Task goal - Extract only the first line of the listing and every line after it up to and including the one with "Chart.register(...registerables);". Omit the pictures.

Data segment -
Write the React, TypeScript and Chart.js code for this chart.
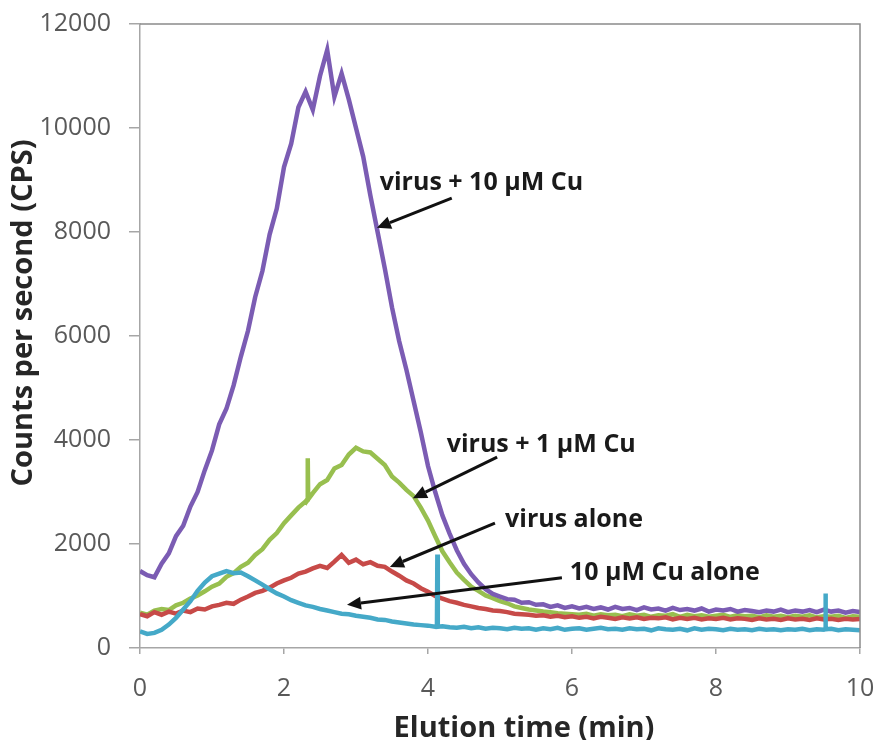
import React, { useEffect, useRef } from "react";
import { Chart, registerables } from "chart.js";

Chart.register(...registerables);

// Elution time (min)
const time = [
  0, 0.1, 0.2, 0.3, 0.4, 0.5, 0.6, 0.7, 0.8, 0.9,
  1, 1.1, 1.2, 1.3, 1.4, 1.5, 1.6, 1.7, 1.8, 1.9,
  2, 2.1, 2.2, 2.3, 2.4, 2.5, 2.6, 2.7, 2.8, 2.9,
  3, 3.1, 3.2, 3.3, 3.4, 3.5, 3.6, 3.7, 3.8, 3.9,
  4, 4.1, 4.2, 4.3, 4.4, 4.5, 4.6, 4.7, 4.8, 4.9,
  5, 5.1, 5.2, 5.3, 5.4, 5.5, 5.6, 5.7, 5.8, 5.9,
  6, 6.1, 6.2, 6.3, 6.4, 6.5, 6.6, 6.7, 6.8, 6.9,
  7, 7.1, 7.2, 7.3, 7.4, 7.5, 7.6, 7.7, 7.8, 7.9,
  8, 8.1, 8.2, 8.3, 8.4, 8.5, 8.6, 8.7, 8.8, 8.9,
  9, 9.1, 9.2, 9.3, 9.4, 9.5, 9.6, 9.7, 9.8, 9.9,
  10,
];

// virus + 10 µM Cu
const virus10Cu = [
  1480, 1400, 1360, 1620, 1820, 2150, 2350, 2720, 3000, 3420,
  3800, 4300, 4600, 5050, 5600, 6100, 6750, 7250, 7950, 8450,
  9250, 9700, 10400, 10700, 10350, 11000, 11500, 10600, 11050, 10550,
  10000, 9450, 8700, 8000, 7300, 6550, 5900, 5350, 4750, 4150,
  3500, 3000, 2550, 2200, 1880, 1620, 1420, 1260, 1130, 1040,
  990, 940, 930, 870, 880, 830, 840, 790, 820, 770,
  800, 760, 790, 750, 780, 740, 790, 750, 770, 730,
  780, 740, 760, 720, 770, 730, 750, 720, 760, 700,
  740, 720, 750, 700, 730, 710, 690, 720, 700, 740,
  690, 720, 700, 730, 690, 740, 700, 720, 680, 710,
  690,
];

// virus + 1 µM Cu
const virus1Cu = [
  680, 640, 720, 750, 730, 820, 870, 950, 1010, 1090,
  1180, 1240, 1370, 1440, 1560, 1640, 1790, 1900, 2080, 2210,
  2400, 2550, 2700, 2820, 2980, 3150, 3230, 3450, 3520, 3720,
  3850, 3780, 3760, 3640, 3520, 3300, 3180, 3040, 2920, 2700,
  2450, 2150, 1860, 1650, 1450, 1310, 1180, 1100, 1010, 960,
  900, 860, 800, 770, 740, 720, 700, 690, 670, 660,
  650, 640, 660, 620, 650, 630, 640, 610, 650, 620,
  640, 600, 630, 620, 650, 600, 640, 610, 630, 600,
  620, 640, 600, 630, 610, 620, 590, 630, 600, 620,
  590, 620, 600, 630, 590, 610, 600, 620, 580, 610,
  600,
];
const virus1CuSpikeTime = [2.33];
const virus1CuSpikeBase = [2860];
const virus1CuSpikePeak = [3650];

// virus alone
const virusAlone = [
  650, 610, 690, 640, 700, 660, 720, 690, 760, 740,
  800, 830, 870, 850, 930, 990, 1060, 1100, 1160, 1240,
  1300, 1350, 1430, 1470, 1530, 1580, 1540, 1660, 1790, 1640,
  1700, 1610, 1650, 1580, 1560, 1470, 1390, 1300, 1240, 1150,
  1080, 1000, 950, 900, 870, 830, 800, 770, 750, 720,
  710, 690, 660, 650, 640, 620, 630, 600, 620, 590,
  610, 580, 600, 570, 600, 580, 560, 590, 570, 590,
  560, 580, 570, 590, 550, 580, 560, 580, 550, 570,
  560, 580, 550, 570, 560, 540, 570, 550, 560, 540,
  570, 550, 560, 540, 570, 550, 560, 540, 560, 550,
  560,
];

// 10 µM Cu alone
const cuAlone = [
  320, 270, 290, 350, 450, 580, 740, 900, 1100, 1260,
  1380, 1430, 1480, 1440, 1450, 1380, 1300, 1220, 1130, 1050,
  990, 920, 870, 820, 790, 750, 720, 690, 660, 650,
  620, 600, 580, 550, 540, 510, 490, 470, 450, 440,
  430, 410, 420, 400, 390, 410, 380, 400, 370, 390,
  380, 360, 390, 370, 380, 350, 380, 360, 390, 350,
  370, 380, 350, 370, 390, 360, 370, 350, 380, 360,
  370, 340, 380, 360, 350, 370, 340, 380, 350, 370,
  360, 340, 370, 350, 360, 340, 370, 350, 360, 340,
  360, 350, 370, 340, 360, 350, 370, 340, 360, 350,
  340,
];
const cuAloneSpikeTime = [4.13, 9.52];
const cuAloneSpikeBase = [410, 360];
const cuAloneSpikePeak = [1800, 1050];

const xTicks = [0, 2, 4, 6, 8, 10];
const yTicks = [0, 2000, 4000, 6000, 8000, 10000, 12000];

const xTitle = "Elution time (min)";
const yTitle = "Counts per second (CPS)";

type Pt = { x: number; y: number };

function buildPoints(values: number[], spikeT: number[] = [], spikeBase: number[] = [], spikePeak: number[] = []): Pt[] {
  const pts: Pt[] = time.map((t, i) => ({ x: t, y: values[i] }));
  spikeT.forEach((t, i) => {
    pts.push({ x: t - 0.006, y: spikeBase[i] });
    pts.push({ x: t, y: spikePeak[i] });
    pts.push({ x: t + 0.006, y: spikeBase[i] });
  });
  pts.sort((a, b) => a.x - b.x);
  return pts;
}

// annotation layout (data coordinates)
const notes = [
  { text: "virus + 10 µM Cu", tx: 3.33, ty: 8940, fx: 4.33, fy: 8650, ax: 3.29, ay: 8080 },
  { text: "virus + 1 µM Cu", tx: 4.26, ty: 3900, fx: 4.96, fy: 3670, ax: 3.79, ay: 2880 },
  { text: "virus alone", tx: 5.07, ty: 2460, fx: 4.93, fy: 2400, ax: 3.47, ay: 1560 },
  { text: "10 µM Cu alone", tx: 5.97, ty: 1440, fx: 5.86, fy: 1350, ax: 2.875, ay: 830 },
];

const annotationPlugin = {
  id: "notes",
  afterDatasetsDraw(chart: any) {
    const { ctx, scales } = chart;
    const xs = scales.x;
    const ys = scales.y;
    ctx.save();
    notes.forEach((n) => {
      const x1 = xs.getPixelForValue(n.fx);
      const y1 = ys.getPixelForValue(n.fy);
      const x2 = xs.getPixelForValue(n.ax);
      const y2 = ys.getPixelForValue(n.ay);
      const ang = Math.atan2(y2 - y1, x2 - x1);
      const headLen = 14;
      const headW = 6.5;
      const bx = x2 - headLen * Math.cos(ang);
      const by = y2 - headLen * Math.sin(ang);
      ctx.strokeStyle = "#111";
      ctx.fillStyle = "#111";
      ctx.lineWidth = 3;
      ctx.beginPath();
      ctx.moveTo(x1, y1);
      ctx.lineTo(bx, by);
      ctx.stroke();
      ctx.beginPath();
      ctx.moveTo(x2, y2);
      ctx.lineTo(bx + headW * Math.sin(ang), by - headW * Math.cos(ang));
      ctx.lineTo(bx - headW * Math.sin(ang), by + headW * Math.cos(ang));
      ctx.closePath();
      ctx.fill();
    });
    ctx.font = "bold 25px 'Open Sans'";
    ctx.textAlign = "left";
    ctx.textBaseline = "middle";
    ctx.fillStyle = "#1a1a1a";
    notes.forEach((n) => {
      ctx.fillText(n.text, xs.getPixelForValue(n.tx), ys.getPixelForValue(n.ty));
    });
    ctx.restore();
  },
};

const framePlugin = {
  id: "frame",
  afterDraw(chart: any) {
    const { ctx, chartArea } = chart;
    ctx.save();
    ctx.strokeStyle = "#8a8a8a";
    ctx.lineWidth = 1.5;
    ctx.beginPath();
    ctx.moveTo(chartArea.left, chartArea.top);
    ctx.lineTo(chartArea.right, chartArea.top);
    ctx.lineTo(chartArea.right, chartArea.bottom);
    ctx.stroke();

    // axis titles
    ctx.fillStyle = "#262626";
    ctx.font = "bold 29px 'Open Sans'";
    ctx.textAlign = "center";
    ctx.textBaseline = "middle";
    const cx = (chartArea.left + chartArea.right) / 2 + 24;
    ctx.fillText(xTitle, cx, chart.height - 11);
    const cy = (chartArea.top + chartArea.bottom) / 2 - 23;
    ctx.translate(24, cy);
    ctx.rotate(-Math.PI / 2);
    ctx.fillText(yTitle, 0, 0);
    ctx.restore();
  },
};

export default function App() {
  const canvasRef = useRef<HTMLCanvasElement | null>(null);

  useEffect(() => {
    const canvas = canvasRef.current;
    if (!canvas) return;
    const tickFont = { family: "'Open Sans', sans-serif", size: 25 };
    const lineCommon = { borderWidth: 4.5, pointRadius: 0, tension: 0 };
    const chart = new Chart(canvas, {
      type: "line",
      data: {
        datasets: [
          {
            label: "10 µM Cu alone",
            data: buildPoints(cuAlone, cuAloneSpikeTime, cuAloneSpikeBase, cuAloneSpikePeak),
            borderColor: "#45a9c8",
            ...lineCommon,
            order: 0,
          },
          {
            label: "virus + 10 µM Cu",
            data: buildPoints(virus10Cu),
            borderColor: "#7b5cb3",
            ...lineCommon,
            order: 1,
          },
          {
            label: "virus alone",
            data: buildPoints(virusAlone),
            borderColor: "#c74a48",
            ...lineCommon,
            order: 2,
          },
          {
            label: "virus + 1 µM Cu",
            data: buildPoints(virus1Cu, virus1CuSpikeTime, virus1CuSpikeBase, virus1CuSpikePeak),
            borderColor: "#98bf4f",
            ...lineCommon,
            order: 3,
          },
        ],
      },
      options: {
        responsive: false,
        animation: false,
        devicePixelRatio: 1,
        layout: { padding: { left: 0, top: 24, right: 14, bottom: 0 } },
        plugins: {
          legend: { display: false },
          tooltip: { enabled: false },
        },
        scales: {
          x: {
            type: "linear",
            min: 0,
            max: 10,
            afterBuildTicks: (s: any) => {
              s.ticks = xTicks.map((v) => ({ value: v }));
            },
            afterFit: (s: any) => {
              s.height = 92;
              s.paddingLeft = 0;
              s.paddingRight = 0;
            },
            ticks: {
              font: tickFont,
              color: "#595959",
              padding: 20,
              maxRotation: 0,
              callback: (v: any) => String(v),
            },
            grid: { drawOnChartArea: false, drawTicks: true, tickLength: 6, color: "#a6a6a6", lineWidth: 1.5 },
            border: { color: "#a6a6a6", width: 1.5 },
            title: { display: false },
          },
          y: {
            type: "linear",
            min: 0,
            max: 12000,
            afterBuildTicks: (s: any) => {
              s.ticks = yTicks.map((v) => ({ value: v }));
            },
            afterFit: (s: any) => {
              s.width = 140;
              s.paddingTop = 0;
              s.paddingBottom = 0;
            },
            ticks: {
              font: tickFont,
              color: "#595959",
              padding: 18,
              callback: (v: any) => String(v),
            },
            grid: { drawOnChartArea: false, drawTicks: true, tickLength: 11, color: "#a6a6a6", lineWidth: 1.5 },
            border: { color: "#a6a6a6", width: 1.5 },
            title: { display: false },
          },
        },
      },
      plugins: [annotationPlugin, framePlugin],
    });
    return () => chart.destroy();
  }, []);

  return (
    <div style={{ position: "absolute", left: 0, top: 0, width: 874, height: 740, background: "#ffffff" }}>
      <canvas ref={canvasRef} width={874} height={740} style={{ width: 874, height: 740, display: "block" }} />
    </div>
  );
}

Answer to the task -
Write the React, TypeScript and Chart.js code for this chart.
import React, { useEffect, useRef } from "react";
import { Chart, registerables } from "chart.js";

Chart.register(...registerables);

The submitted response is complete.